Context
The Prime Minister’s Office recently reviewed the proposed CAFE-3 norms for passenger vehicles, expected to be implemented from FY 2028 to FY 2032. The proposal has led to disagreements within the automobile industry, particularly between small car manufacturers and SUV makers.
What are CAFE Norms?
- CAFE (Corporate Average Fuel Efficiency) norms regulate average fuel consumption and CO₂ emissions across a manufacturer’s entire fleet of passenger vehicles, not individual vehicles.
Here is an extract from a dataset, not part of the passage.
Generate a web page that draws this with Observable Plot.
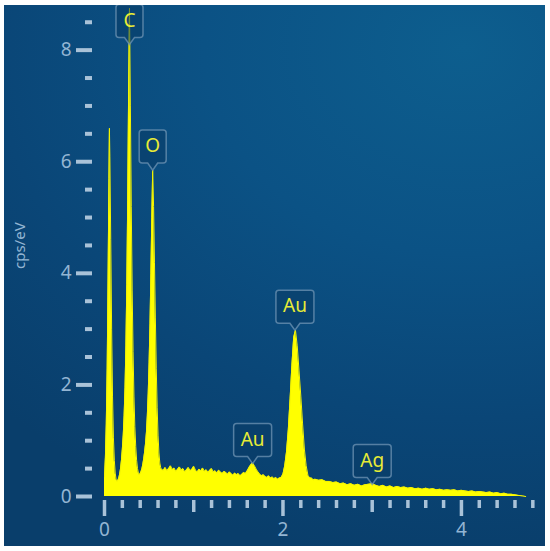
<!DOCTYPE html>
<html><head><meta charset="utf-8">
<script src="https://cdn.jsdelivr.net/npm/d3@7"></script>
<script src="https://cdn.jsdelivr.net/npm/@observablehq/plot@0.6"></script>
<style>
body{margin:0;background:#fff;}
#chart{position:absolute;left:4px;top:5px;}
</style></head><body><div id="chart"></div>
<script>
// Spectrum: energy (keV) and counts (cps/eV)
const energy = [
0,0.01,0.02,0.03,0.04,0.05,0.055,0.06,0.07,0.08,0.09,0.10,0.11,0.12,0.13,0.14,0.15,0.16,0.17,0.18,0.19,0.20,0.21,0.22,0.23,0.24,0.25,0.26,0.27,0.28,
0.29,0.30,0.31,0.32,0.33,0.34,0.35,0.36,0.37,0.38,0.39,0.40,0.41,0.42,0.43,0.44,0.45,0.46,0.47,0.48,0.49,0.50,0.51,0.52,0.53,0.54,0.55,0.56,0.57,0.58,0.59,0.60,0.61,0.62,0.63,0.64,
0.66,0.68,0.70,0.72,0.74,0.76,0.78,0.80,0.82,0.84,0.86,0.88,0.90,0.92,0.94,0.96,0.98,1.00,1.02,1.04,1.06,1.08,1.10,1.12,1.14,1.16,1.18,1.20,1.22,1.24,1.26,1.28,1.30,1.32,1.34,1.36,1.38,1.40,1.42,1.44,1.46,1.48,1.50,1.52,1.54,1.56,1.58,1.60,1.62,1.64,1.66,1.68,1.70,1.72,1.74,1.76,1.78,1.80,1.82,1.84,1.86,1.88,1.90,1.92,1.94,
1.96,1.98,2.00,2.02,2.04,2.06,2.08,2.10,2.12,2.14,2.16,2.18,2.20,2.22,2.24,2.26,2.28,2.30,
2.32,2.34,2.36,
2.40,2.44,2.48,2.52,2.56,2.60,2.64,2.68,2.72,2.76,2.80,2.84,2.88,2.92,2.96,3.00,3.04,3.08,3.12,3.16,3.20,3.24,3.28,3.32,3.36,3.40,3.44,3.48,3.52,3.56,3.60,3.64,3.68,3.72,3.76,3.80,3.84,3.88,3.92,3.96,4.00,4.04,4.08,4.12,4.16,4.20,4.24,4.28,4.32,4.36,4.40,4.44,4.48,4.52,4.56,4.60,4.64,4.68,4.72
];
const cps = [
0.35,0.7,1.3,2.3,3.9,5.7,6.6,6.1,4.6,3.0,1.8,1.05,0.65,0.42,0.31,0.27,0.29,0.33,0.4,0.5,0.65,0.85,1.1,1.45,1.95,2.7,3.8,5.3,7.2,8.75,
7.0,5.2,3.7,2.6,1.8,1.25,0.9,0.65,0.5,0.42,0.39,0.41,0.45,0.5,0.58,0.68,0.8,0.95,1.15,1.45,1.85,2.4,3.1,4.0,5.0,5.85,5.2,4.2,3.2,2.3,1.6,1.1,0.78,0.6,0.52,0.48,
0.47,0.52,0.46,0.50,0.55,0.48,0.51,0.45,0.49,0.53,0.47,0.50,0.44,0.48,0.52,0.46,0.49,0.54,0.47,0.44,0.49,0.46,0.51,0.45,0.48,0.43,0.47,0.50,0.44,0.46,0.42,0.47,0.44,0.41,0.45,0.43,0.40,0.44,0.41,0.38,0.42,0.39,0.41,0.37,0.40,0.43,0.41,0.46,0.52,0.57,0.60,0.55,0.49,0.44,0.40,0.37,0.39,0.36,0.34,0.37,0.33,0.35,0.32,0.34,0.31,
0.33,0.34,0.40,0.55,0.8,1.2,1.75,2.35,2.85,2.98,2.7,2.25,1.8,1.3,0.85,0.55,0.38,0.33,
0.33,0.30,0.31,
0.29,0.30,0.27,0.27,0.25,0.26,0.23,0.24,0.21,0.23,0.20,0.22,0.19,0.21,0.22,0.23,0.20,0.18,0.20,0.17,0.19,0.16,0.18,0.16,0.17,0.15,0.16,0.14,0.15,0.13,0.15,0.13,0.14,0.12,0.13,0.11,0.12,0.11,0.12,0.10,0.11,0.10,0.09,0.10,0.08,0.09,0.08,0.07,0.08,0.06,0.07,0.05,0.06,0.04,0.04,0.03,0.02,0.01,0.0
];

// Tick values
const xMajor = [0, 2, 4];
const xMedium = [1, 3];
const xMinor = [0.2,0.4,0.6,0.8,1.2,1.4,1.6,1.8,2.2,2.4,2.6,2.8,3.2,3.4,3.6,3.8,4.2,4.4,4.6,4.8];
const yMajor = [0, 2, 4, 6, 8];
const yMinor = [0.5,1,1.5,2.5,3,3.5,4.5,5,5.5,6.5,7,7.5,8.5];

// Peak labels
const peakLabels = ["C", "O", "Au", "Au", "Ag"];
const peakEnergy = [0.28, 0.54, 2.134, 1.66, 3.0];
const peakTip = [8.1, 5.85, 2.98, 0.59, 0.215];

const yLabel = "cps/eV";

const n = Math.min(energy.length, cps.length);
const spectrum = d3.range(n).map(i => ({E: energy[i], cps: cps[i]}));

const tickColor = "#a9c2d8";
const labelColor = "#93b5d3";
const font = "'Noto Sans', 'Open Sans', sans-serif";
const intFmt = d3.format("d");

function callout(w) {
  const h = 33, gap = 7, r = 3, pw = 5;
  return {draw(ctx) {
    const top = -gap - h, bot = -gap, l = -w / 2, rt = w / 2;
    ctx.moveTo(l + r, top);
    ctx.lineTo(rt - r, top);
    ctx.arcTo(rt, top, rt, top + r, r);
    ctx.lineTo(rt, bot - r);
    ctx.arcTo(rt, bot, rt - r, bot, r);
    ctx.lineTo(pw, bot);
    ctx.lineTo(0, 0);
    ctx.lineTo(-pw, bot);
    ctx.lineTo(l + r, bot);
    ctx.arcTo(l, bot, l, bot - r, r);
    ctx.lineTo(l, top + r);
    ctx.arcTo(l, top, l + r, top, r);
    ctx.closePath();
  }};
}

const idx = d3.range(peakLabels.length);
const idxShort = idx.filter(i => peakLabels[i].length === 1);
const idxLong = idx.filter(i => peakLabels[i].length > 1);
const boxStyle = {
  x: i => peakEnergy[i], y: i => peakTip[i], r: 5,
  fill: "#0a3c66", fillOpacity: 0.55, stroke: "#6f94b4", strokeOpacity: 0.75, strokeWidth: 1.5
};

const plot = Plot.plot({
  width: 541, height: 541,
  marginLeft: 100, marginRight: 10, marginTop: 0, marginBottom: 50,
  style: {
    background: "radial-gradient(ellipse 120% 95% at 85% 8%, #0d5e8e 0%, #0b5285 40%, #0a4677 72%, #093e6b 100%)",
    fontFamily: font,
    color: labelColor
  },
  x: {domain: [0, 4.83]},
  y: {domain: [0, 8.8]},
  marks: [
    Plot.areaY(spectrum, {x: "E", y: "cps", fill: "#ffff00"}),
    Plot.lineY(spectrum, {x: "E", y: "cps", stroke: "#f4f400", strokeWidth: 1}),
    Plot.axisY(yMinor, {tickSize: 7, dx: -12, stroke: tickColor, strokeWidth: 4, tickFormat: () => "", label: null}),
    Plot.axisY(yMajor, {tickSize: 16, dx: -12, tickPadding: 5, stroke: tickColor, fill: labelColor, strokeWidth: 4, fontSize: 19, tickFormat: intFmt, label: null}),
    Plot.axisX(xMinor, {tickSize: 8, dy: 4, stroke: tickColor, strokeWidth: 3.5, tickFormat: () => "", label: null}),
    Plot.axisX(xMedium, {tickSize: 12, dy: 4, stroke: tickColor, strokeWidth: 3.5, tickFormat: () => "", label: null}),
    Plot.axisX(xMajor, {tickSize: 16, dy: 4, tickPadding: 6, stroke: tickColor, fill: labelColor, strokeWidth: 3.5, fontSize: 19, tickFormat: intFmt, label: null}),
    Plot.text([yLabel], {frameAnchor: "left", rotate: -90, dx: -84, dy: 18, fill: labelColor, fontSize: 15}),
    Plot.dot(idxShort, {...boxStyle, symbol: callout(27)}),
    Plot.dot(idxLong, {...boxStyle, symbol: callout(38)}),
    Plot.text(idx, {x: i => peakEnergy[i], y: i => peakTip[i], text: i => peakLabels[i], dy: -24, fill: "#e8ec35", fontSize: 19})
  ]
});
document.getElementById("chart").append(plot);
</script>
</body></html>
- The government fixes an average efficiency target that companies must meet based on total vehicles sold.
- Purpose: To reduce carbon emissions, improve fuel efficiency, lower fossil fuel consumption and help India meet climate commitments (under Paris Agreement).
- India is moving toward CAFE Phase 3 (CAFE-3) (FY 2028–2032) which proposes stricter emission limits and a transition from Modified Indian Driving Cycle (MIDC) toward Worldwide Harmonised Light Vehicles Test Procedure (WLTP) (used in the EU).
What is New in CAFE-3?
- India uses a weight-based formula to calculate efficiency targets.
- Key Feature: Heavier vehicles are allowed relatively higher emissions. Lighter vehicles face stricter efficiency targets.
- This means:
- Small cars → Higher improvement requirement
- Large SUVs → Relatively lower improvement requirement
- This has triggered debate over regulatory fairness.
Why is the Industry Divided?
- Concerns of Small Car Manufacturers (like Maruti Suzuki): Small cars operate on thin margins with hybrid and EV technologies being costly. The news norms can raise entry-level prices significantly which may discourage first time buyers, affecting lower-middle class consumers disproportionately.
- Position of SUV-Oriented Companies (like Tata Motors): They have expressed fewer concerns as they have a strong SUV portfolio and a greater EV transition readiness.
Challenges and Way Forward
| Challenges | Way Forward |
| 1. Disproportionate burden on small cars | Revisit or recalibrate the weight-based formula |
| 2. Risk of higher entry-level car prices | Provide transition incentives and fiscal support |
| 3. High technology costs (EV/Hybrid) | Promote domestic R&D and localisation |
| 4. Industry disagreement | Conduct structured stakeholder consultations |
| 5. Emission vs affordability trade-off | Balance climate targets with social equity considerations |
FAQs
Q1. What are CAFE (Corporate Average Fuel Efficiency) Norms?
CAFE (Corporate Average Fuel Efficiency) norms regulate the average fuel consumption and CO₂ emissions of a manufacturer’s entire fleet of passenger vehicles, not individual models.
Q2. Why are CAFE-3 Norms important?
They aim to reduce carbon emissions, improve fuel efficiency, lower fossil fuel use, and help India meet its Paris Agreement climate commitments.
Q3. What is new in CAFE-3?
India will adopt stricter emission limits and shift from the Modified Indian Driving Cycle (MIDC) to the Worldwide Harmonised Light Vehicles Test Procedure (WLTP), aligning with global standards.
Q4. Why is the automobile industry divided due to CAFE-3 Norms?
- Small car makers face higher compliance costs, risking affordability for entry-level buyers.
- SUV-focused companies are less affected due to weight-based allowances and stronger EV readiness.
Q5. What are the main challenges and way forward related to CAFE (Corporate Average Fuel Efficiency) Norms?
Challenges include disproportionate burden on small cars, rising prices, and high technology costs. The way forward involves recalibrating formulas, offering incentives, promoting domestic R&D, and balancing climate goals with affordability.